Né à Liverpool, l'homme a grandi dans le nord industriel de l'Angleterre, un univers qui a imprimé sa marque sur son parcours. Diplômé de l'université de Cambridge en sciences politiques et sociales, parlant français et espagnol, il rejoint en 1981 le département international du Trades Union Congress (TUC), l'organisation qui fédère les syndicats britanniques. "J'ai vécu les conflits durs de l'ère Thatcher, tels que la grande grève des mineurs [en 1984 et 1985, NDLR]. C'est une expérience très marquante de ma vie. Les valeurs de l'OIT - la justice sociale, les droits au travail, l'emploi de qualité, le dialogue social - sont celles que je défends depuis quarante ans."

 

Guy Ryder en 6 dates

1956 : Naissance à Liverpool (Royaume-Uni).

1981 : Assistant au département international du Trades Union Congress (TUC).

1988 : Directeur adjoint, puis directeur à partir de 1993, du bureau de Genève de la Confédération internationale des syndicats libres (CISL).

1999 : Chef de cabinet du directeur général de l'Organisation internationale du travail (OIT).

2002 : Secrétaire général de la CISL, puis de la Confédération syndicale internationale (CSI) à partir de 2006.

2012 : Directeur général de l'OIT.

A l'issue d'une dizaine d'années au bureau de Genève de la Confédération internationale des syndicats libres (CISL), Guy Ryder rejoint l'OIT une première fois en 1998 et devient l'année suivante chef de cabinet de son prédécesseur, Juan Somavia. Un "Agenda pour le travail décent" est alors établi, qui trouve son prolongement aujourd'hui dans les travaux de la Commission mondiale sur l'avenir du travail. "Lorsqu'on fait référence à une quatrième révolution industrielle, il faut garder à l'esprit que nombre de femmes et d'hommes travaillent encore dans les conditions de la première, souligne-t-il. L'objectif du travail décent porte le mandat centenaire de notre organisation ; c'est un message politiquement et médiatiquement bien compris."

 

Premier syndicaliste dans la fonction

Après avoir repris du service dans le mouvement syndical international, Guy Ryder revient à l'OIT en 2010, comme directeur exécutif en charge des normes et des droits fondamentaux au travail. Elu directeur général en 2012 par le conseil d'administration, puis réélu en 2016, il est le premier syndicaliste à occuper ce poste. Les employeurs n'étaient certes guère convaincus par son profil, mais ce chantre du dialogue social a su s'imposer par son approche équilibrée des dossiers. A son arrivée, il engage une réforme interne pour renforcer les capacités d'action de l'organisation : "J'ai voulu favoriser davantage de collaboration entre les départements car la complexité grandissante du monde du travail exige des réponses pluridisciplinaires et intellectuellement plus sophistiquées."

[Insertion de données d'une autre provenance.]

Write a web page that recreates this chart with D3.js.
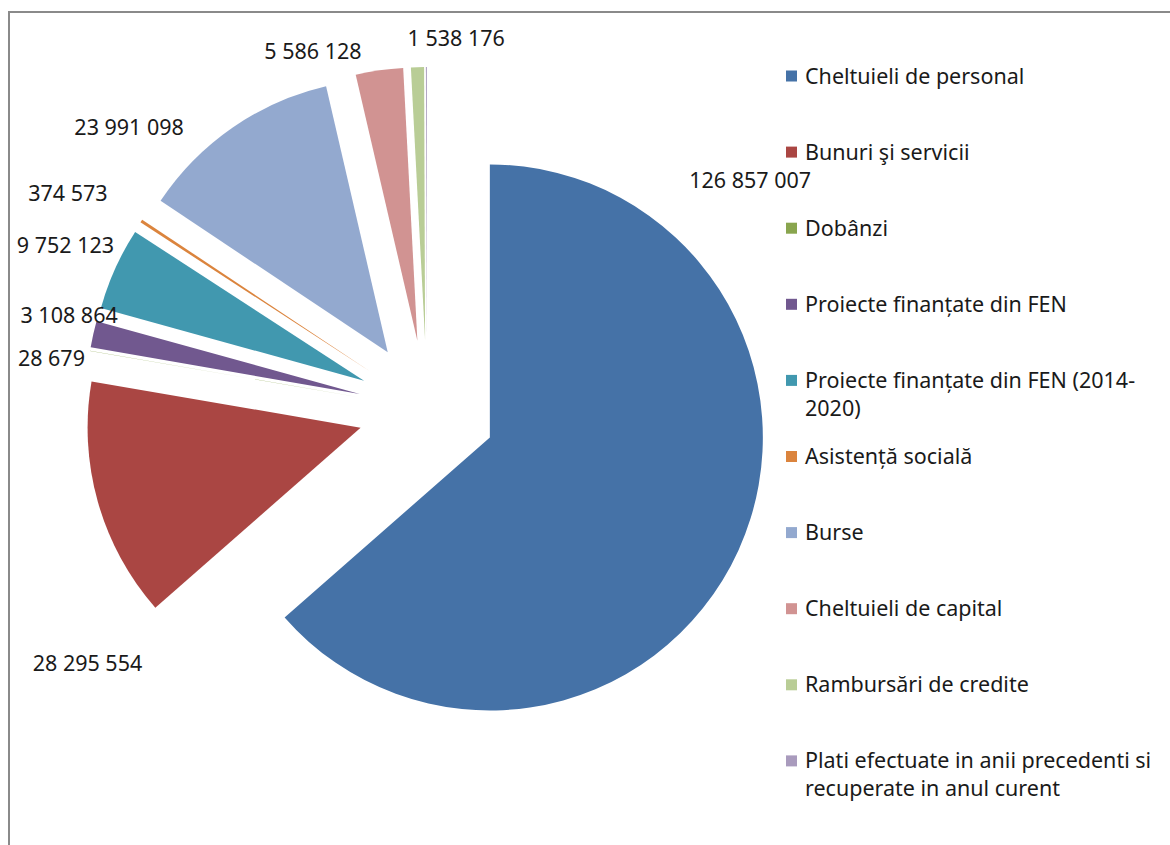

Guy Ryder ne se leurre pas : si cela n'a jamais été aisé dans le passé, relever le défi du progrès social se pose aujourd'hui dans un contexte particulièrement difficile. La mondialisation, dont on pensait dans les années 1990 qu'elle allait se déployer de manière accélérée et profonde, se trouve désormais questionnée par certaines grandes puissances, et plus seulement par une partie de la société civile et des ONG. Les inégalités croissantes nourrissent la désillusion des peuples à l'égard de la politique et de l'action publique, cette perte de confiance dans les institutions et les acteurs aboutissant à un rejet de l'establishment. "Le malaise social est une manifestation d'un monde du travail en crise, qui ne répond pas aux attentes normales et raisonnables que chacun nourrit pour sa vie professionnelle. Il trouve son origine dans la manière dont nous avons organisé nos marchés de l'emploi ces dernières années. L'objectif de faible taux de chômage se traduit malheureusement par un problème de qualité du travail."

 

Le tripartisme, "point délicat"

Cette "toile de fond du centenaire" appelle une remise en question et des efforts supplémentaires, selon Guy Ryder. Mais la vieille institution, qui a reçu le prix Nobel de la paix en 1969, est-elle adaptée à la situation ? "Certains pensent que l'Organisation internationale du travail, née avec le traité de Versailles, appartient au passé. J'estime au contraire que tout ce qui la définit - la justice sociale pour garantir la paix, le tripartisme, la fonction normative - est profondément d'actualité. C'est sans doute le tripartisme le point le plus délicat, avec des syndicats confrontés à d'énormes défis, des employeurs qui ne s'organisent plus de la même façon et des gouvernements happés par d'autres préoccupations. Je suis pourtant convaincu que le dialogue social, même s'il peine à faire son chemin, est la clé des défis que nous devons affronter." C'est d'ailleurs un des messages portés par le rapport de la Commission mondiale sur l'avenir du travail : la négociation collective doit être considérée comme un bien public. "De notre côté, nous devons trouver les outils et les modes opératoires pour être plus efficaces, conclut Guy Ryder. Il serait incongru d'affirmer que nous pouvons accomplir notre mission de la même manière qu'hier."